La primera fue, por supuesto, el afán de seguir el mal ejemplo de la oposición tradicional venezolana de querer derrotar a Chávez sin llamar las cosas por su nombre; es decir, de ser oposición, pero sin hacer oposición. Todavía la noche de las elecciones Ramón Guillermo Aveledo insistía en rechazar el carácter opositor de la oposición con el rebuscado argumento de que ellos preferían ser percibidos sólo como “una alternativa”. Experiencia llamativamente inaudita en cualquier país democrático del mundo, que provocó el disparate político de no clavarle ni una banderilla a su adversario durante toda la campaña. Hacerlo, ha señalado el propio Capriles Radonski, equivalía a caer en la trampa de enfrascarse en un inútil debate ideológico con Chávez. Un error sólo comparable con el de Eduardo Fernández cuando decidió no hacerle oposición a Jaime Lusinchi en las elecciones de 1989, porque él no era el candidato.
En nuestro caso se pasa por alto que en la encarnizada promoción de su posición ideológica radica precisamente la fuerza del liderazgo carismático de Chávez, quien desde su campaña de 1998 ha orientado su mensaje político a establecer y consolidar la ancestral ligazón latinoamericana entre un caudillo paternalista y presuntamente justiciero y las inmensa mayoría de los venezolanos que, tras el fracaso de la cuarta república, buscaba desesperadamente a alguien en quien depositar de nuevo su credulidad, su confianza y, por supuesto, sus ansias de venganza social.
Ese ha sido el mensaje de Chávez desde entonces y la razón de que en Maturín pudiera advertir a sus seguidores que lo importante no es la falta de agua, la inseguridad personal o la escasez de vivienda, sino la patria. La verdad es que él y su rabioso discurso socialista son estímulos mucho más poderosos en el ánimo de los venezolanos más pobres (que siguen siendo mayoría) que las más evidentes insuficiencias administrativas de su gobierno. En otras palabras, que a ese vasto sector de la población le tienen sin cuidado los debates sobre políticas públicas, querellas típicas en los regímenes con economías capitalistas, y se dejan arrastrar, en cambio, por la comunicación casi sobrenatural que los une a su líder.

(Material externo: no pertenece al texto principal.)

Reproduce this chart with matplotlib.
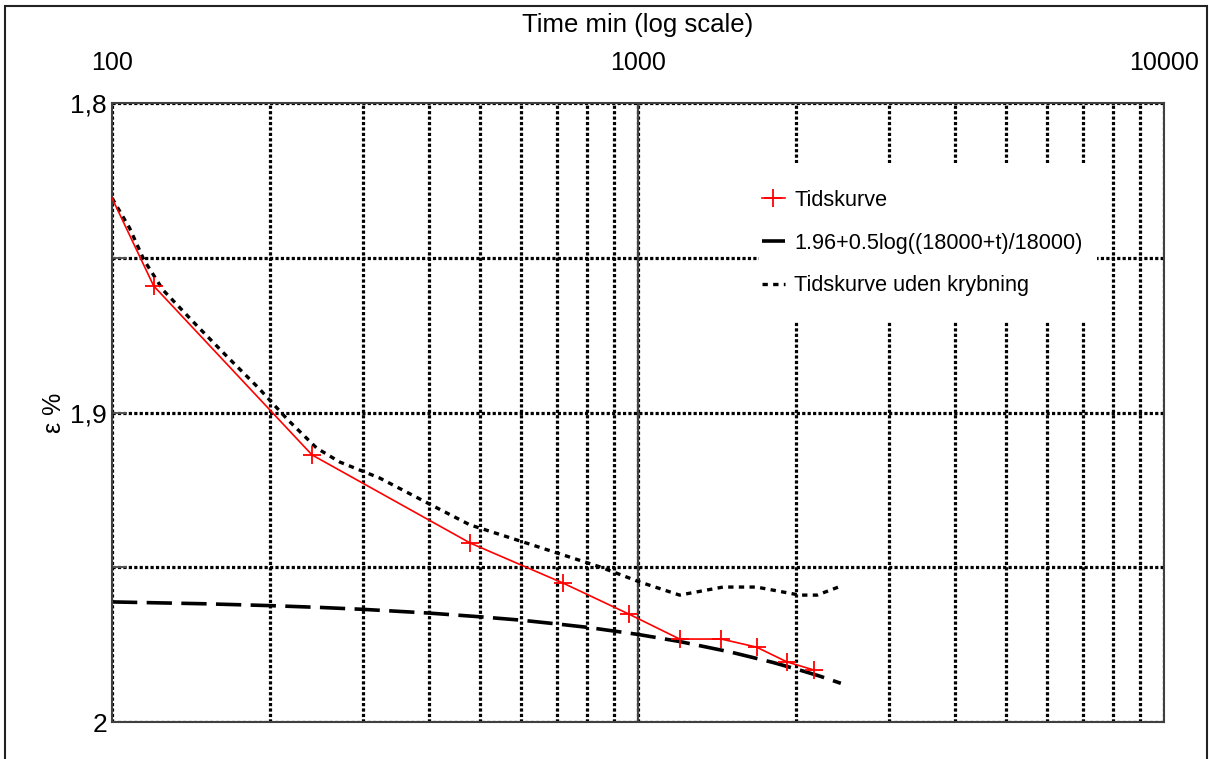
import matplotlib
matplotlib.use("Agg")
import matplotlib.pyplot as plt
from matplotlib.patches import Rectangle
from matplotlib.ticker import LogLocator, NullFormatter, FixedLocator

plt.rcParams['font.family'] = ['Liberation Sans', 'DejaVu Sans']

# Tidskurve (measured points)
t_meas = [100, 120, 240, 480, 720, 960, 1200, 1440, 1680, 1920, 2160]
eps_meas = [1.8307, 1.8591, 1.9137, 1.9422, 1.9551, 1.9651, 1.9732, 1.9732,
            1.9758, 1.9806, 1.9832]

# 1.96+0.5log((18000+t)/18000), values
t_fit = [100, 150, 200, 250, 300, 400, 500, 600, 700, 800, 1000, 1200, 1500,
         1800, 2000, 2200, 2430]
eps_fit = [1.9612, 1.9618, 1.9624, 1.9630, 1.9636, 1.9648, 1.9660, 1.9671,
           1.9683, 1.9694, 1.9717, 1.9740, 1.9774, 1.9807, 1.9829, 1.9850,
           1.9875]

# Tidskurve uden krybning
t_nc = [100, 108, 115, 125, 144, 165, 190, 216, 245, 271, 323, 408, 479, 604,
        702, 847, 1009, 1200, 1450, 1680, 2030, 2190, 2430]
eps_nc = [1.8307, 1.8404, 1.8507, 1.8604, 1.8714, 1.8817, 1.8921, 1.9024,
          1.9115, 1.9160, 1.9212, 1.9302, 1.9363, 1.9418, 1.9454, 1.9499,
          1.9548, 1.9590, 1.9564, 1.9564, 1.9590, 1.9590, 1.9561]

x_ticks = [100, 1000, 10000]
x_labels = ['100', '1000', '10000']
y_ticks = [1.8, 1.9, 2.0]
y_labels = ['1,8', '1,9', '2']

W, H = 1209, 759
fig = plt.figure(figsize=(W / 100, H / 100), dpi=100)
ax = fig.add_axes([112 / W, (H - 722) / H, (1164 - 112) / W, (722 - 103) / H])

ax.set_xscale('log')
ax.set_xlim(100, 10000)
ax.set_ylim(2.0, 1.8)

# grid
ax.set_axisbelow(True)
ax.xaxis.set_minor_locator(LogLocator(base=10, subs=range(2, 10)))
ax.xaxis.set_minor_formatter(NullFormatter())
ax.yaxis.set_minor_locator(FixedLocator([1.85, 1.95]))
grid_kw = dict(color='black', linewidth=2.3, linestyle=(0, (1, 0.7)))
ax.grid(True, which='both', axis='both', **grid_kw)
ax.axvline(1000, color='#444444', linewidth=1.6, zorder=0.8)

# white box behind the legend
ax.add_patch(Rectangle(((759 - 112) / 1052, (722 - 322) / 619),
                       (1097 - 759) / 1052, (322 - 163) / 619,
                       transform=ax.transAxes, facecolor='white',
                       edgecolor='none', zorder=1))

ax.plot(t_meas, eps_meas, color='#ff0000', linewidth=1.2, marker='+',
        markersize=13, markeredgewidth=1.3, markevery=range(1, len(t_meas)),
        label='Tidskurve', zorder=3)
ax.plot(t_fit, eps_fit, color='black', linewidth=2.6,
        linestyle=(0, (7, 2.6)), label='1.96+0.5log((18000+t)/18000)',
        zorder=2)
ax.plot(t_nc, eps_nc, color='black', linewidth=2.4,
        linestyle=(0, (1.6, 1.6)), label='Tidskurve uden krybning', zorder=2)

# axes / ticks
ax.xaxis.tick_top()
ax.set_xticks(x_ticks, labels=x_labels)
ax.tick_params(axis='x', which='both', length=0, pad=20, labelsize=18)
ax.set_yticks(y_ticks, labels=y_labels)
ax.tick_params(axis='y', which='both', direction='in', length=11,
               width=1.4, color='#555555', pad=3.6, labelsize=19)
for s in ax.spines.values():
    s.set_color('#404040')
    s.set_linewidth(1.5)

ax.set_ylabel('ε %', fontsize=18, labelpad=3)
fig.text(0.5 * (112 + 1164) / W, 1 - 25 / H, 'Time min (log scale)',
         ha='center', va='center', fontsize=18.5)

leg = ax.legend(loc='upper left', bbox_to_anchor=((762 - 112) / 1052, 0.860),
                frameon=False, fontsize=15.6, handlelength=1.05,
                handletextpad=0.45, labelspacing=1.01, borderpad=0,
                borderaxespad=0)

# figure border
fig.add_artist(Rectangle((5 / W, -0.02), (1207 - 5) / W, 1.02 - 6 / H,
                         transform=fig.transFigure, fill=False,
                         edgecolor='#222222', linewidth=1.5))

plt.savefig('out.png', dpi=100)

Otra lección a tener en cuenta es que los adversarios de Chávez se han negado sistemáticamente a admitir que esta elección implicara un cambio de régimen, pues ello los llevaría forzosamente a entramparse en ese debate ideológico, democracia burguesa o democracia socialista. Mucho mejor, pensaban (¿piensan?) eludir las complejidades de la “polarización”, que no es un capricho individual y perverso de alguien, sino realidad muy palpable: el enfrentamiento de dos Venezuelas, por ahora irreductible, la de los ricos y la clase media, y la de los pobres.
Planteada la “guerra” en estos términos, un simple cambio de presidentes carece de verdadero sentido político. Una revolución que lleva 14 años en el poder, y que como toda revolución ha usado su poder para diseñar a su medida su propia legalidad, usa y abusa de esa autolegitimidad revolucionaria para perpetuarse indefinidamente en el poder. Por la fuerza, como en Cuba, o por los mucho más sutiles caminos de las apariencias democráticas. No admitir esta realidad evidente conduce a situaciones fatales. Como señalaba The New York Times dos días después del referéndum revocatorio, a la oposición venezolana de entonces le faltó “eficacia y realismo” para encarar el desafío que le presentaba Chávez. La oposición actual, que en definitiva sigue siendo la de siempre, sencillamente cometió el mismo error de hace tantos años.